== Supplied material

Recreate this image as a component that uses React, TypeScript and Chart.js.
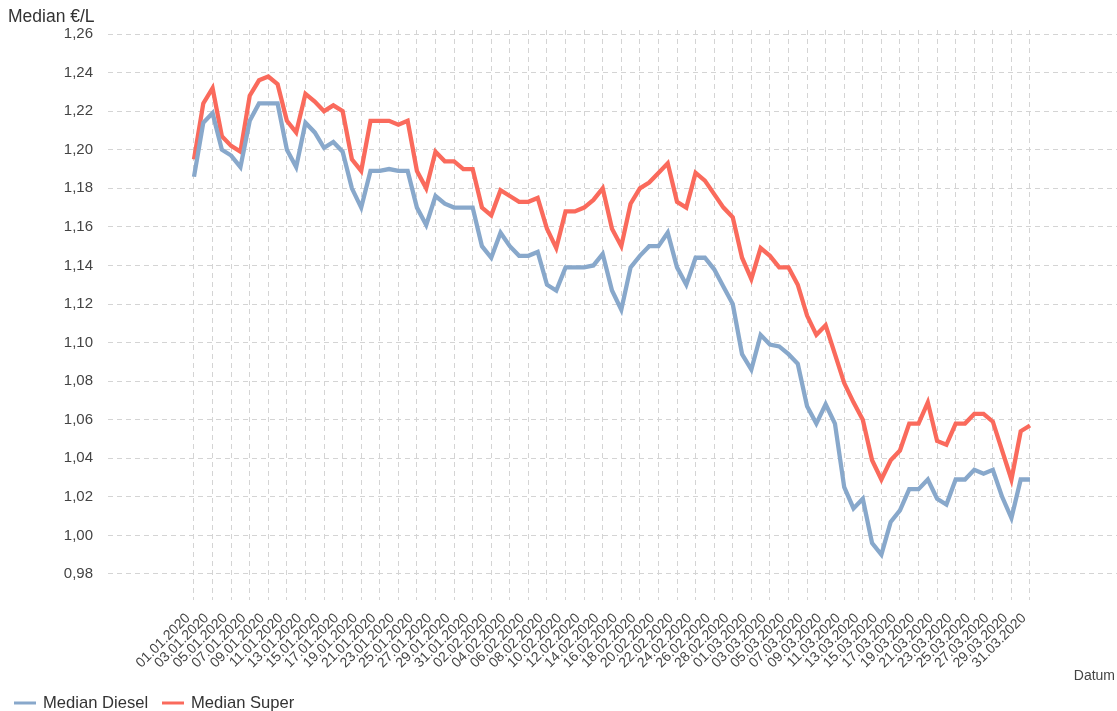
import React, { useEffect, useRef } from "react";
import { Chart, registerables } from "chart.js";

Chart.register(...registerables);

const startDate = { year: 2020, month: 1, day: 1 };
const dayCount = 91;

const dieselValues = [
  1.186, 1.214, 1.219, 1.2, 1.197, 1.191, 1.215, 1.224, 1.224, 1.224,
  1.2, 1.191, 1.214, 1.209, 1.201, 1.204, 1.199, 1.18, 1.17, 1.189,
  1.189, 1.19, 1.189, 1.189, 1.17, 1.161, 1.176, 1.172, 1.17, 1.17,
  1.17, 1.15, 1.144, 1.157, 1.15, 1.145, 1.145, 1.147, 1.13, 1.127,
  1.139, 1.139, 1.139, 1.14, 1.146, 1.127, 1.117, 1.139, 1.145, 1.15,
  1.15, 1.157, 1.139, 1.13, 1.144, 1.144, 1.138, 1.129, 1.12, 1.094,
  1.086, 1.104, 1.099, 1.098, 1.094, 1.089, 1.067, 1.058, 1.068, 1.058,
  1.025, 1.014, 1.019, 0.996, 0.99, 1.007, 1.013, 1.024, 1.024, 1.029,
  1.019, 1.016, 1.029, 1.029, 1.034, 1.032, 1.034, 1.02, 1.009, 1.029,
  1.029,
];

const superValues = [
  1.195, 1.224, 1.232, 1.207, 1.202, 1.199, 1.228, 1.236, 1.238, 1.234,
  1.215, 1.209, 1.229, 1.225, 1.22, 1.223, 1.22, 1.195, 1.189, 1.215,
  1.215, 1.215, 1.213, 1.215, 1.189, 1.18, 1.199, 1.194, 1.194, 1.19,
  1.19, 1.17, 1.166, 1.179, 1.176, 1.173, 1.173, 1.175, 1.159, 1.149,
  1.168, 1.168, 1.17, 1.174, 1.18, 1.159, 1.15, 1.172, 1.18, 1.183,
  1.188, 1.193, 1.173, 1.17, 1.188, 1.184, 1.177, 1.17, 1.165, 1.144,
  1.133, 1.149, 1.145, 1.139, 1.139, 1.13, 1.114, 1.104, 1.109, 1.094,
  1.079, 1.069, 1.06, 1.039, 1.029, 1.039, 1.044, 1.058, 1.058, 1.069,
  1.049, 1.047, 1.058, 1.058, 1.063, 1.063, 1.059, 1.044, 1.029, 1.054,
  1.057,
];

const yTickValues = [0.98, 1.0, 1.02, 1.04, 1.06, 1.08, 1.1, 1.12, 1.14, 1.16, 1.18, 1.2, 1.22, 1.24, 1.26];
const seriesNames = ["Median Diesel", "Median Super"];
const seriesColors = ["#88A8CB", "#FA6A5C"];
const yTitle = "Median €/L";
const xTitle = "Datum";

const pad2 = (n: number) => (n < 10 ? "0" + n : "" + n);
const dateLabels: string[] = [];
for (let i = 0; i < dayCount; i++) {
  const d = new Date(Date.UTC(startDate.year, startDate.month - 1, startDate.day + i));
  dateLabels.push(pad2(d.getUTCDate()) + "." + pad2(d.getUTCMonth() + 1) + "." + d.getUTCFullYear());
}
const xTickValues: number[] = [];
for (let i = 0; i < dayCount; i += 2) xTickValues.push(i);

const FONT = "'Liberation Sans', Arial, sans-serif";

const overlayPlugin = {
  id: "overlay",
  afterDraw(chart: any) {
    const ctx = chart.ctx;
    ctx.save();
    ctx.fillStyle = "#333333";
    ctx.font = `17.5px ${FONT}`;
    ctx.textAlign = "left";
    ctx.textBaseline = "middle";
    ctx.fillText(yTitle, 8, 17);

    ctx.fillStyle = "#444444";
    ctx.font = `14px ${FONT}`;
    ctx.textAlign = "right";
    ctx.fillText(xTitle, 1115, 676);

    // legend
    const ds = chart.data.datasets;
    const items = [
      { x0: 14, x1: 36, tx: 43 },
      { x0: 162, x1: 184, tx: 191 },
    ];
    ctx.font = `16.6px ${FONT}`;
    ctx.textAlign = "left";
    ds.forEach((d: any, i: number) => {
      const it = items[i];
      ctx.strokeStyle = d.borderColor;
      ctx.lineWidth = 3;
      ctx.beginPath();
      ctx.moveTo(it.x0, 703);
      ctx.lineTo(it.x1, 703);
      ctx.stroke();
      ctx.fillStyle = "#333333";
      ctx.fillText(d.label, it.tx, 703);
    });
    ctx.restore();
  },
};

export default function App() {
  const ref = useRef<HTMLCanvasElement | null>(null);
  useEffect(() => {
    if (!ref.current) return;
    const chart = new Chart(ref.current, {
      type: "line",
      data: {
        datasets: [
          {
            label: seriesNames[0],
            data: dieselValues.map((v, i) => ({ x: i, y: v })),
            borderColor: seriesColors[0],
            backgroundColor: seriesColors[0],
            borderWidth: 4.3,
            pointRadius: 0,
            tension: 0,
          },
          {
            label: seriesNames[1],
            data: superValues.map((v, i) => ({ x: i, y: v })),
            borderColor: seriesColors[1],
            backgroundColor: seriesColors[1],
            borderWidth: 4.3,
            pointRadius: 0,
            tension: 0,
          },
        ],
      },
      options: {
        animation: false,
        responsive: false,
        layout: { padding: { top: 30, right: 0, bottom: 0, left: 0 } },
        plugins: {
          legend: { display: false },
          tooltip: { enabled: false },
          title: { display: false },
        },
        scales: {
          x: {
            type: "linear",
            min: -9.258,
            max: 99.366,
            afterBuildTicks: (scale: any) => {
              scale.ticks = xTickValues.map((v) => ({ value: v }));
            },
            afterFit: (scale: any) => {
              scale.height = 111;
              scale.paddingLeft = 0;
              scale.paddingRight = 0;
            },
            grid: { color: "#D4D4D4", lineWidth: 1, drawTicks: false, borderDash: [5, 4] } as any,
            border: { display: false, dash: [5, 4] },
            ticks: {
              autoSkip: false,
              minRotation: 45,
              maxRotation: 45,
              padding: 10,
              labelOffset: -6,
              color: "#444444",
              font: { family: FONT, size: 14 },
              callback: (v: any) => dateLabels[v as number] ?? "",
            },
          },
          y: {
            type: "linear",
            min: 0.9665,
            max: 1.2621,
            afterBuildTicks: (scale: any) => {
              scale.ticks = yTickValues.map((v) => ({ value: v }));
            },
            afterFit: (scale: any) => {
              scale.width = 108;
            },
            grid: { color: "#D4D4D4", lineWidth: 1, drawTicks: false, borderDash: [5, 4] } as any,
            border: { display: false, dash: [5, 4] },
            ticks: {
              padding: 15,
              color: "#444444",
              font: { family: FONT, size: 15 },
              callback: (v: any) => Number(v).toFixed(2).replace(".", ","),
            },
          },
        },
      },
      plugins: [overlayPlugin],
    });
    return () => chart.destroy();
  }, []);
  return (
    <div style={{ position: "fixed", left: 0, top: 0, width: 1117, height: 711, background: "#fff" }}>
      <canvas ref={ref} width={1117} height={711} style={{ display: "block" }} />
    </div>
  );
}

====

Given request:
Search the data above for the string "React" and return every line that has it.

Exercise answer:
Recreate this image as a component that uses React, TypeScript and Chart.js.
import React, { useEffect, useRef } from "react";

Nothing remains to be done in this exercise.